Assessing Volcker

It may be a decade before the real impact of the Volcker Rule on private equity can be properly assessed; but for now, GPs have reason to be grateful 

This week, five US regulatory agencies finally issued an approved version of the Volcker Rule, almost four years after it was first publicly endorsed by President Obama. 

It’s worth reflecting on how much difference Volcker has already made to private equity – and the extent to which this has furthered the basic aim of Volcker, i.e. to mitigate the level of risk in the financial system and limit the chances of another financial crisis. 

It’s clear that Volcker has already had a noticeable impact on this asset class. In expectation of the restrictions on their exposure to alternatives, many of the big banks have been offloading their private equity assets. Some have been spinning out or selling off their in-house direct investment arms. Several have been selling their other legacy holdings on the secondary market. And after years of being among the largest investors in private equity funds, most have stopped making new LP commitments. 

Arguably, though, the overall impact has not been as significant as many feared back in 2010. The fundraising market has been tough, but it hasn’t collapsed completely (in fact, this year looks set to be the strongest since the crash). Secondary sales have happened, but we haven’t seen the sort of fire-sale many people were predicting – at least not yet. 

Perhaps the main reason for this is that the financial services lobby has been very effective in dragging out the legislative process, and steadily watering down the initial proposals. Various loopholes, exemptions and clarifications have been inserted; indeed, even this week’s version contained some pleasant surprises for private equity, with the news that bank pension plans and insurance companies are still going to be able to invest in the asset class, and that foreign banks won’t fall within the scope of the new rules (it’s not exactly unheard of for the US to impose new rules on foreign entities, as FATCA shows). 

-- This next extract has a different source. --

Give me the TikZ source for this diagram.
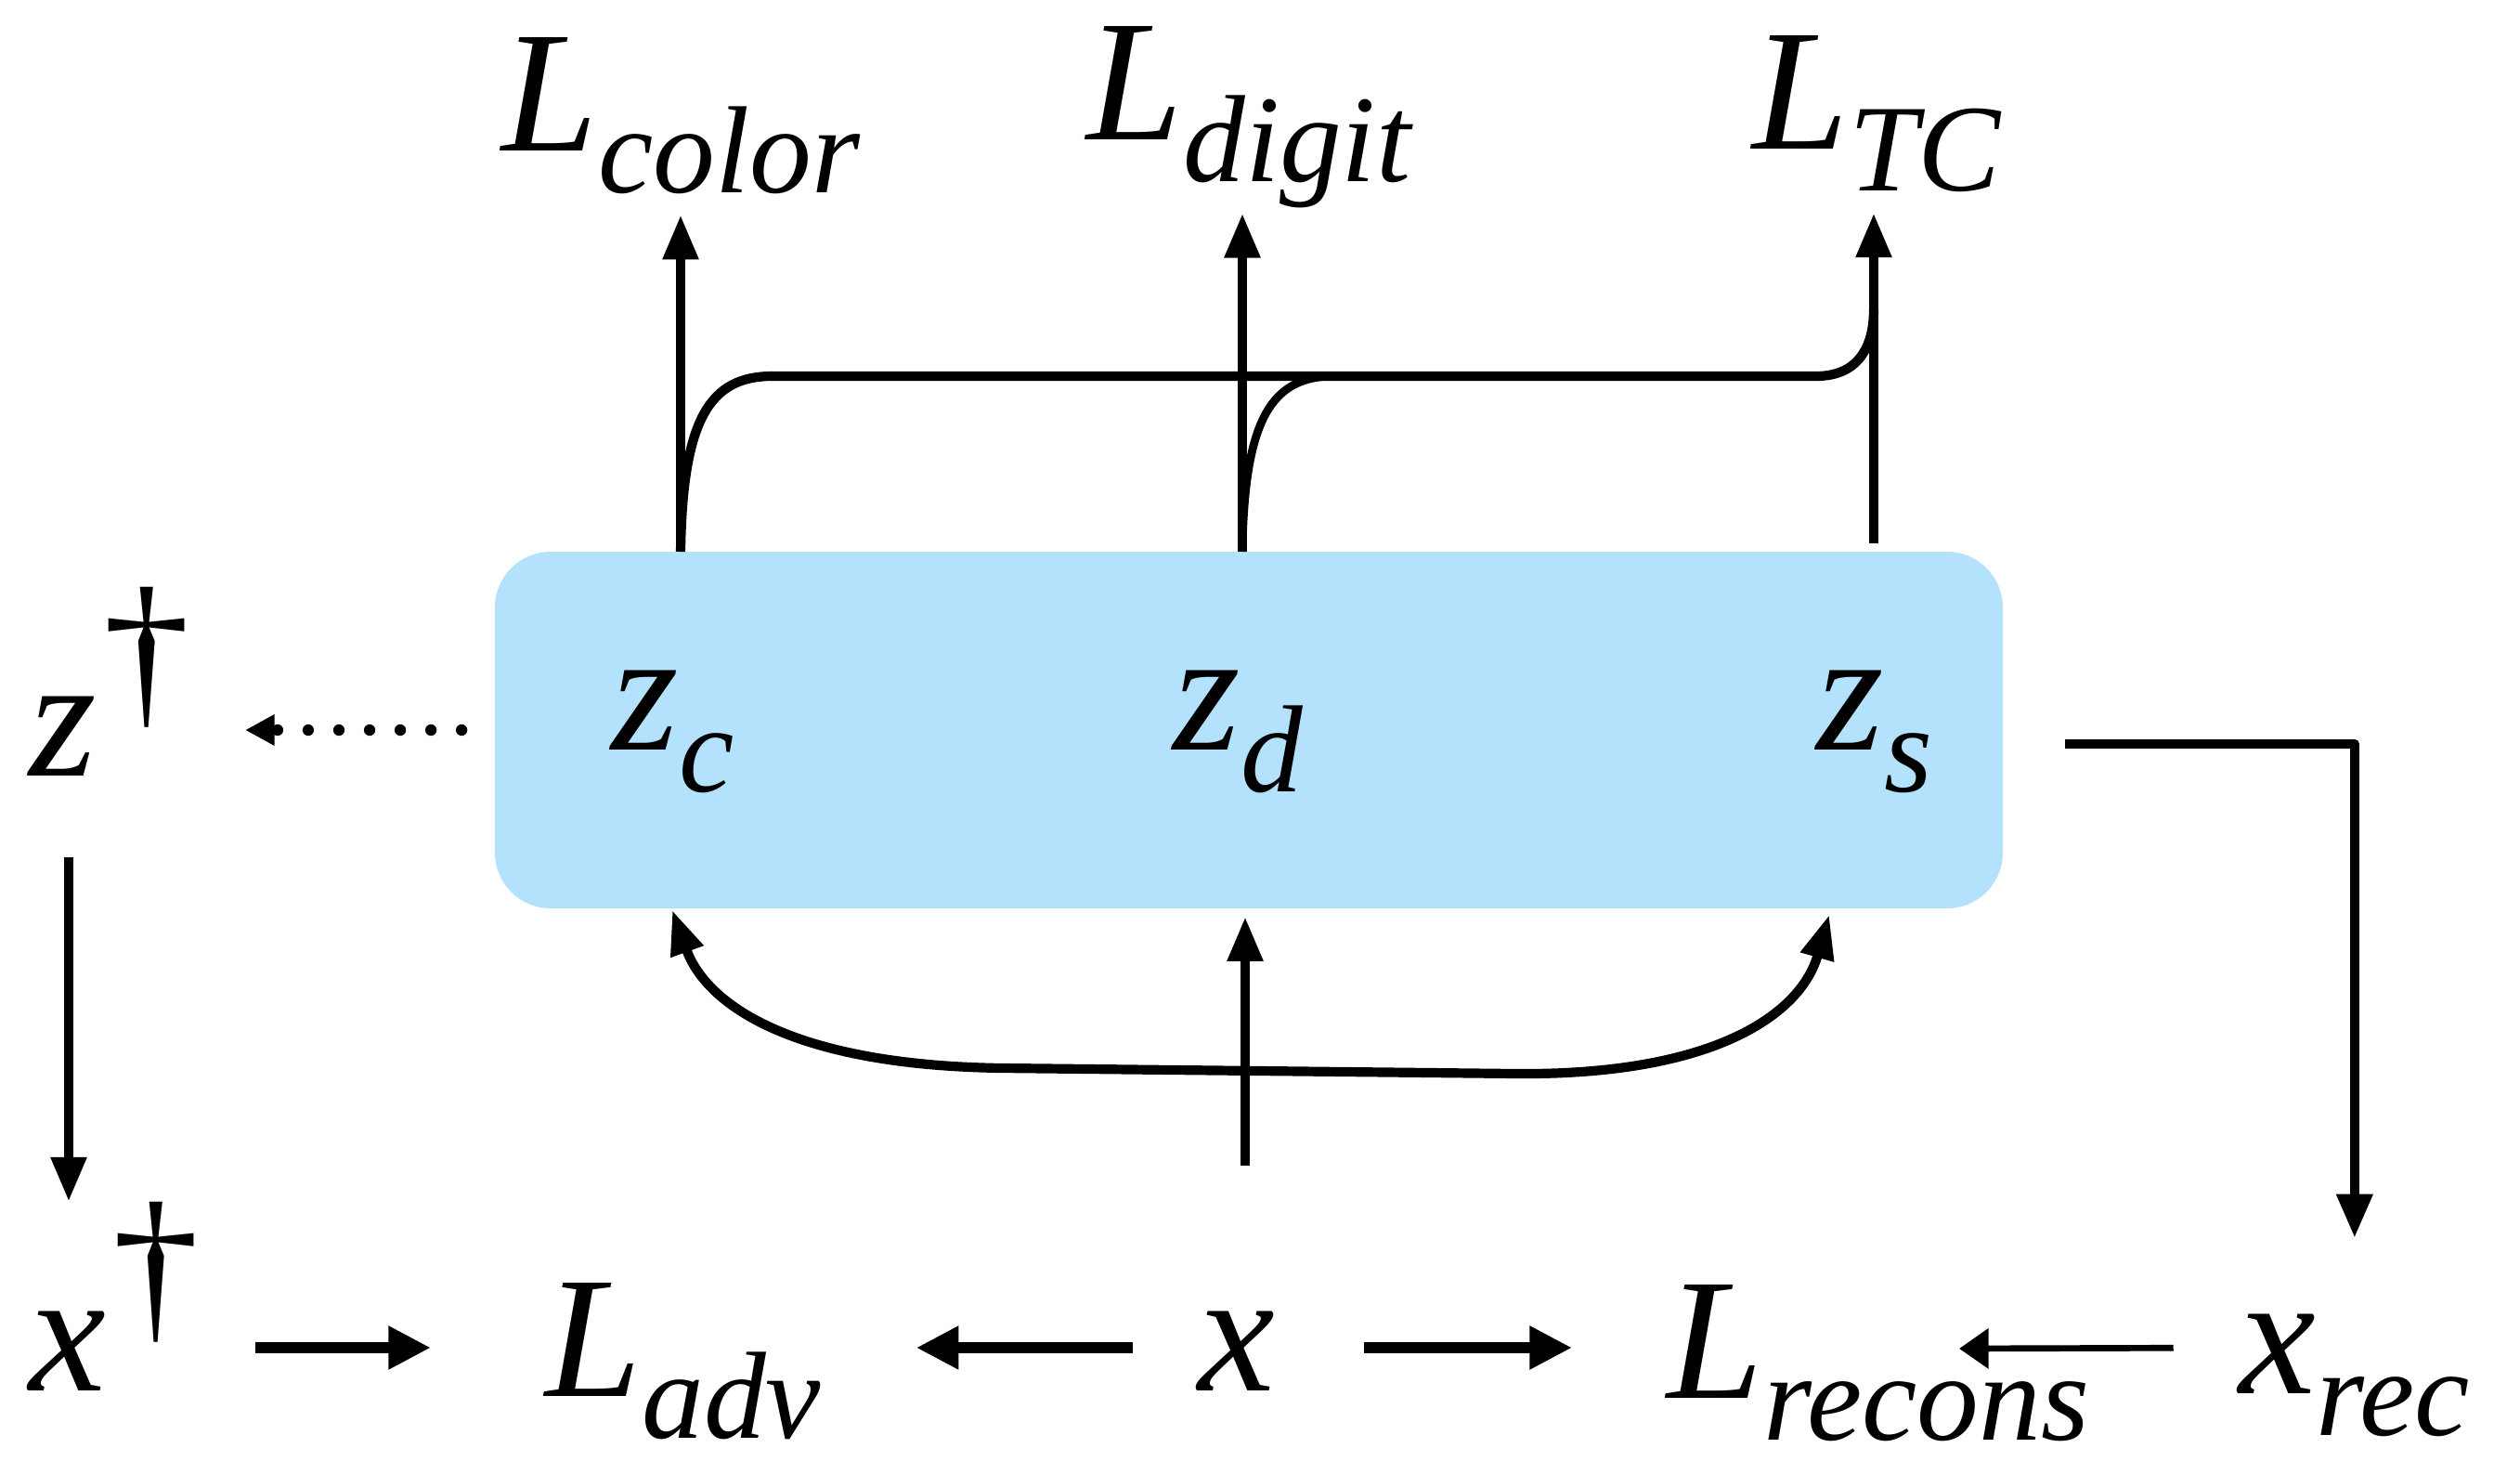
\documentclass[tikz,border=0pt]{standalone}
\usepackage{fontspec}
\setmainfont{Liberation Serif}
\usetikzlibrary{arrows.meta}
\definecolor{encblue}{RGB}{180,226,252}
% label with a lowered subscript, and one with a dagger
\newcommand{\lsub}[2]{#1\raisebox{-13pt}{\fontsize{38}{38}\selectfont #2}}
\newcommand{\dg}[1]{#1\kern2pt\raisebox{21pt}{\upshape\textdagger}}

\begin{document}
\begin{tikzpicture}[x=0.1mm, y=-0.1mm, line join=round,
	lbl/.style={inner sep=0pt, anchor=base west, font=\fontsize{53}{60}\selectfont\itshape},
	enc/.style={fill=encblue, rounded corners=6mm, minimum width=162.4mm, minimum height=38.4mm, inner sep=0pt},
	arr/.style={-{Triangle[length=13.5pt,width=10.5pt]}, line width=2.6pt},
	bold arr/.style={-{Triangle[length=13pt,width=12.5pt]}, line width=3.3pt},
	thin arr/.style={-{Triangle[length=9pt,width=12pt]}, line width=1.9pt},
	bracket/.style={line width=2.9pt},
	dots/.style={line width=3.5pt, line cap=round, dash pattern=on 0pt off 9.4pt}]
	\useasboundingbox (0,0) rectangle (2714,1586);
	% encoder box
	\node[enc] (enc) at (1345,786) {};
	\node[lbl] (zc) at (658,807) {\lsub{z}{c}};
	\node[lbl] (zd) at (1263,807) {\lsub{z}{d}};
	\node[lbl] (zs) at (1956,807) {\lsub{z}{s}};
	% losses on top
	\node[lbl] (Lcolor) at (540,162) {\lsub{L}{color}};
	\node[lbl] (Ldigit) at (1170,150) {\lsub{L}{digit}};
	\node[lbl] (LTC) at (1887,160) {\lsub{L}{TC}};
	% left column and bottom row
	\node[lbl] (zdag) at (31,835) {\dg{z}};
	\node[lbl] (xdag) at (31,1497) {\dg{x}};
	\node[lbl] (Ladv) at (587,1503) {\lsub{L}{adv}};
	\node[lbl] (x) at (1290,1497) {x};
	\node[lbl] (Lrecons) at (1795,1505) {\lsub{L}{recons}};
	\node[lbl] (xrec) at (2411,1500) {\lsub{x}{rec}};
	\coordinate (cC) at (733,594);
	\coordinate (cD) at (1338,594);
	\coordinate (cS) at (2018,585);
	\coordinate (xup) at (1341,1255);
	\coordinate (lb) at (724,980);
	\coordinate (rb) at (1970,985);
	\coordinate (zsout) at (2224,801);
	\coordinate (zdown) at (74,923);
	\coordinate (row) at (0,1451);
	\coordinate (recin) at (2110,1452);
	% upward arrows to the losses
	\draw[arr, shorten >=6.3pt] (cC) -- (cC |- Lcolor.south);
	\draw[arr, shorten >=1.5pt] (cD) -- (cD |- Ldigit.south);
	\draw[arr, shorten >=6.3pt] (cS) -- (cS |- LTC.south);
	\draw[bracket] (cC) .. controls (735,450) and (765,405) .. (832,405) -- (1956,405) .. controls (2000,405) and (2018,375) .. (2018,333);
	\draw[line width=2.5pt] (cD) .. controls (1340,450) and (1370,405) .. (1437,405);
	% from x into the box
	\draw[arr, shorten >=2.5pt] (xup) -- (xup |- enc.south);
	\draw[bracket, {Triangle[length=13.5pt,width=10pt]}-{Triangle[length=13.5pt,width=10pt]}] (lb) .. controls (760,1080) and (850,1147) .. (1080,1150) -- (1632,1156) .. controls (1850,1158) and (1940,1090) .. (rb);
	% decoder path and the dotted sample
	\draw[arr, line width=3pt, shorten >=23pt] (zsout) -| (xrec.north);
	\draw[dots, -{Triangle[length=9pt,width=9pt]}, shorten <=10pt, shorten >=16.8pt] (enc.west) -- (enc.west -| zdag.east);
	\draw[arr] (zdown) -- (zdown |- xdag.north);
	% bottom row
	\draw[bold arr, shorten <=17pt, shorten >=35pt] (xdag.east |- row) -- (Ladv.west |- row);
	\draw[bold arr, shorten <=20pt, shorten >=29pt] (x.west |- row) -- (Ladv.east |- row);
	\draw[bold arr, shorten <=27pt, shorten >=29pt] (x.east |- row) -- (Lrecons.west |- row);
	\draw[thin arr, shorten <=20pt] (xrec.west |- row) -- (recin);
\end{tikzpicture}
\end{document}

As such, it’s still not totally clear exactly what banks will be able to get away with, or indeed for how long. The deadline for compliance is now 21 July 2015, more than 18 months from now – and given all the various extensions on offer, banks could end up having some 12 years to liquidate their assets. No wonder that some have remained largely in ‘wait and see’ mode. 

The other big question that hasn’t really received enough attention is: will any of these changes make the US economy less risky? The basic principle behind Volcker – that banks with an implicit taxpayer guarantee shouldn’t be taking incredibly risky bets – is a sound one. But it’s not clear why the world is a safer place now that One Equity Partners is no longer part of JPMorgan, or because new funds are being raised that don’t have any banks as limited partners. In terms of risk in the system, you could argue that regulators would be better served worrying about the huge sums that these big US banks have been doling out in covenant-loose leveraged loans – but that continues apace. 

Some commentators have suggested this week that private equity was one of the big winners of the latest version of Volcker. But as far as we can see, the only real winners will be the lawyers. Sam Batkins, director of regulatory policy at the American Action Forum, estimates that law firms will spend some 2.4 million hours scrutinising the 934-page document (Jones Day apparently had 200 lawyers on the case this week). That adds up to a lot of fee income. 

In fact, chances are that Volcker won’t even turn out to be the most significant legislative agreement this week, at least as far as private equity is concerned. Last night, the US House of Representatives finally passed a budget to resolve the spending rows that have plagued Congress for nearly three years, eliminating the threat of another government shutdown early next year. This might not sound like anything to boast about per se. But when you think back on the extent to which fiscal cliff fears hampered deal-making in the first few months of 2013, it’s easy to see the value to private equity of this (long-overdue) resolution. Unlike 12 months ago, US firms will actually be open for business as we go into a new year.